To update a model, delete it and train a new one. Models are immutable and cannot be updated in place.
Producing Forecasts¶
After creating your model, you can produce a forecast with name!FORECAST(...)
. You can create forecasts from
multiple datasets using the same model.
The following examples demonstrate how to create models and produce forecasts from them; consult the <model_name>!FORECAST for details on all the parameters.
Tip
To use a model with a dataset that has column names different from those in the dataset that was used to train the model, create a view or a query that renames the columns (using AS) to the names the model expects.
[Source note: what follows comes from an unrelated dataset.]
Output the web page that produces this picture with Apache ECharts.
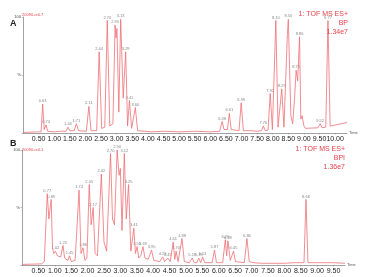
<!DOCTYPE html>
<html>
<head>
<meta charset="utf-8">
<script src="https://cdn.jsdelivr.net/npm/echarts@6/dist/echarts.min.js"></script>
<style>
  html, body { margin: 0; padding: 0; background: #fff; }
  #chart { width: 369px; height: 277px; }
</style>
</head>
<body>
<div id="chart"></div>
<script>
// Panel A trace (retention time in min, relative intensity %)
const timeA = [0, 0.5, 0.58, 0.63, 0.68, 0.74, 0.79, 1.0, 1.2, 1.38, 1.44, 1.5, 1.64, 1.71, 1.78, 2.03, 2.11, 2.18,
    2.36, 2.44, 2.52, 2.62, 2.70, 2.78, 2.88, 2.95, 2.98, 3.01, 3.07, 3.13, 3.21, 3.29, 3.35, 3.41, 3.48, 3.53, 3.60,
    3.67, 3.9, 4.1, 4.5, 5.0, 5.5, 6.0, 6.30, 6.38, 6.44, 6.55, 6.61, 6.67, 6.92, 6.99, 7.06, 7.3, 7.5, 7.64, 7.70,
    7.76, 7.85, 7.92, 7.99, 8.04, 8.10, 8.17, 8.23, 8.29, 8.36, 8.42, 8.47, 8.50, 8.58, 8.64, 8.70, 8.75, 8.80, 8.86,
    8.90, 8.94, 9.0, 9.05, 9.45, 9.52, 9.58, 9.70, 9.77, 9.84, 9.9, 10.38];
const intA = [0.5, 1, 1, 25, 3, 7, 1.5, 1, 1.5, 1.5, 5, 2, 2, 8, 2, 1.5, 23, 2,
    2, 70, 4, 5, 97, 6, 8, 93, 82, 90, 18, 98, 30, 70, 6, 28, 4, 3, 22,
    2, 1.5, 1, 1.5, 1, 1.5, 1, 1.5, 10, 3, 3, 17, 3, 2, 26, 2, 2, 1.5, 2, 6,
    2, 2.5, 34, 3, 4, 97, 5, 5, 38, 5, 6, 85, 98, 15, 8, 30, 54, 45, 83,
    12, 15, 6, 4, 4.5, 8, 4.5, 5, 97, 6, 5.5, 9];

// Panel B trace
const timeB = [0, 0.6, 0.68, 0.77, 0.82, 0.89, 0.93, 0.97, 1.02, 1.08, 1.18, 1.25, 1.30, 1.40, 1.45, 1.50, 1.62, 1.74,
    1.80, 1.86, 1.92, 1.98, 2.05, 2.11, 2.17, 2.23, 2.30, 2.42, 2.50, 2.58, 2.70, 2.76, 2.82, 2.90, 2.96, 3.00, 3.05,
    3.12, 3.18, 3.25, 3.32, 3.41, 3.46, 3.51, 3.56, 3.62, 3.69, 3.75, 3.85, 3.95, 4.02, 4.2, 4.29, 4.35, 4.45, 4.52,
    4.61, 4.66, 4.70, 4.76, 4.88, 4.95, 5.10, 5.19, 5.25, 5.33, 5.39, 5.45, 5.51, 5.57, 5.80, 5.87, 5.93, 6.12, 6.20,
    6.24, 6.28, 6.35, 6.40, 6.45, 6.51, 6.78, 6.86, 6.93, 7.05, 7.3, 8.0, 8.3, 8.60, 8.66, 8.72, 8.76, 9.0, 9.5, 9.85];
const intB = [0.5, 1, 3, 62, 40, 57, 15, 10, 12, 8, 7, 17, 6, 4, 8, 3, 4, 65,
    10, 15, 4, 6, 70, 35, 50, 10, 8, 79, 20, 12, 97, 40, 35, 100, 78, 84, 30,
    97, 40, 70, 12, 32, 10, 16, 6, 8, 16, 6, 5, 13, 4, 3, 7, 3, 6, 3,
    20, 5, 12, 3, 23, 3, 2, 6, 2, 2, 6, 2, 7, 2, 2, 13, 2, 2, 22,
    8, 21, 4, 5, 12, 3, 2, 23, 3, 2, 1.5, 1.5, 2, 2, 57, 2, 3, 2, 2, 1.5];

// labelled peaks
const peakA = [0.63, 0.74, 1.44, 1.71, 2.11, 2.44, 2.70, 2.95, 3.13, 3.29, 3.41, 3.60, 6.38, 6.61, 6.99, 7.70,
    7.92, 8.10, 8.29, 8.50, 8.75, 8.86, 9.52, 9.77];
const peakB = [0.77, 0.89, 1.02, 1.25, 1.45, 1.74, 1.86, 2.05, 2.17, 2.42, 2.70, 2.90, 3.12, 3.25, 3.41, 3.51,
    3.69, 3.95, 4.29, 4.45, 4.61, 4.70, 4.88, 5.19, 5.39, 5.51, 5.87, 6.20, 6.28, 6.45, 6.86, 8.66];

const ticksA = [0.5, 1, 1.5, 2, 2.5, 3, 3.5, 4, 4.5, 5, 5.5, 6, 6.5, 7, 7.5, 8, 8.5, 9, 9.5, 10];
const ticksB = [0.5, 1, 1.5, 2, 2.5, 3, 3.5, 4, 4.5, 5, 5.5, 6, 6.5, 7, 7.5, 8, 8.5, 9, 9.5];
const headerA = ['1: TOF MS ES+', 'BP', '1.34e7'];
const headerB = ['1: TOF MS ES+', 'BPI', '1.36e7'];

const TRACE_COLOR = '#ee7076';
const RED_TEXT = '#e8404a';

function zipPoints(t, v) {
    return t.map(function (x, i) { return [x, v[i]]; });
}
function peakPoints(peaks, t, v) {
    return peaks.map(function (p) { return [p, v[t.indexOf(p)]]; });
}

function xAxisFor(idx, max, ticks) {
    return {
        type: 'value', gridIndex: idx, min: 0, max: max,
        name: 'Time', nameLocation: 'end', nameGap: 2,
        nameTextStyle: {fontSize: 4, color: '#555', verticalAlign: 'middle'},
        axisLine: {lineStyle: {color: '#8a8a8a', width: 0.8}},
        axisTick: {show: true, length: 1.5, lineStyle: {color: '#8a8a8a', width: 0.5}, customValues: ticks},
        splitLine: {show: false},
        axisLabel: {
            customValues: ticks, margin: 3,
            fontFamily: 'Liberation Sans, Arial, sans-serif',
            fontSize: 7, color: '#222',
            formatter: function (v) { return v.toFixed(2); }
        }
    };
}
function yAxisFor(idx) {
    return {
        type: 'value', gridIndex: idx, min: 0, max: 100, interval: 50,
        axisLine: {show: true, lineStyle: {color: '#8a8a8a', width: 0.8}},
        axisTick: {show: true, length: 1.5, lineStyle: {color: '#8a8a8a', width: 0.5}},
        splitLine: {show: false},
        axisLabel: {
            fontSize: 4, color: '#444', margin: 2,
            formatter: function (v) { return v === 100 ? '100' : (v === 50 ? '%' : ''); }
        }
    };
}
function traceSeries(idx, t, v) {
    return {
        type: 'line', xAxisIndex: idx, yAxisIndex: idx, data: zipPoints(t, v),
        symbol: 'none', lineStyle: {color: TRACE_COLOR, width: 0.8}, silent: true, animation: false
    };
}
function labelSeries(idx, peaks, t, v) {
    return {
        type: 'scatter', xAxisIndex: idx, yAxisIndex: idx, data: peakPoints(peaks, t, v),
        symbolSize: 0, silent: true, animation: false,
        label: {
            show: true, position: 'top', distance: 1, fontSize: 4, color: '#666',
            formatter: function (p) { return p.value[0].toFixed(2); }
        }
    };
}
function headerTitles(lines, right, top) {
    return lines.map(function (s, i) {
        return {
            text: s, right: right, top: top + i * 9,
            textStyle: {fontSize: 7, fontWeight: 'normal', color: RED_TEXT, fontFamily: 'Liberation Sans, Arial, sans-serif'}
        };
    });
}

const chart = echarts.init(document.getElementById('chart'));
const option = {
    animation: false,
    title: [
        {text: 'A', left: 5, top: 14, textStyle: {fontSize: 9, fontWeight: 'bold', color: '#222'}},
        {text: 'B', left: 5, top: 134, textStyle: {fontSize: 9, fontWeight: 'bold', color: '#222'}},
        {text: '20090+e0.7', left: 17, top: 8, textStyle: {fontSize: 4, fontWeight: 'normal', color: RED_TEXT}},
        {text: '20090+e0.1', left: 17, top: 143, textStyle: {fontSize: 4, fontWeight: 'normal', color: RED_TEXT}}
    ].concat(headerTitles(headerA, 16, 6), headerTitles(headerB, 19, 141)),
    grid: [
        {left: 23, right: 22, top: 17, height: 116},
        {left: 22, right: 24, top: 150, height: 115}
    ],
    xAxis: [xAxisFor(0, 10.38, ticksA), xAxisFor(1, 9.85, ticksB)],
    yAxis: [yAxisFor(0), yAxisFor(1)],
    series: [
        traceSeries(0, timeA, intA),
        traceSeries(1, timeB, intB),
        labelSeries(0, peakA, timeA, intA),
        labelSeries(1, peakB, timeB, intB)
    ]
};
chart.setOption(option);

window.addEventListener('resize', function () {
    chart.resize();
});
</script>
</body>
</html>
Use that view or query as the input to the FORECAST method.
See FORECAST for information about the parameters used in creating and using a model.
Examples¶
The following examples demonstrate using time series forecasting for various use cases.
Forecasting on a Single Series¶
This example uses a single time series (that is, all the rows are part of a single series) that has two columns, a
timestamp column and a target value column, without additional features. First, prepare the data set from
sales_data
to train the model. The following code creates a view named v1
:
CREATE OR REPLACE VIEW v1 AS SELECT date, sales
FROM sales_data WHERE store_id=1 AND item='jacket';
SELECT * FROM v1;
The SELECT statement returns:
+-------------------------+-------+
| DATE | SALES |
+-------------------------+-------+
| 2020-01-01 00:00:00.000 | 2 |
| 2020-01-02 00:00:00.000 | 3 |
| 2020-01-03 00:00:00.000 | 4 |
| 2020-01-04 00:00:00.000 | 5 |
| 2020-01-05 00:00:00.000 | 6 |
+-------------------------+-------+
The following statement trains a forecasting model using the above dataset:
CREATE SNOWFLAKE.ML.FORECAST model1(
INPUT_DATA => SYSTEM$REFERENCE('VIEW', 'v1'),
TIMESTAMP_COLNAME => 'date',
TARGET_COLNAME => 'sales'
);
The following message appears after the model is trained:
Instance MODEL1 successfully created.
The forecasting model is now available as model1
. To forecast the next three timestamps:
call model1!FORECAST(FORECASTING_PERIODS => 3);
Output
Note that the model has inferred the interval between timestamps from the training data.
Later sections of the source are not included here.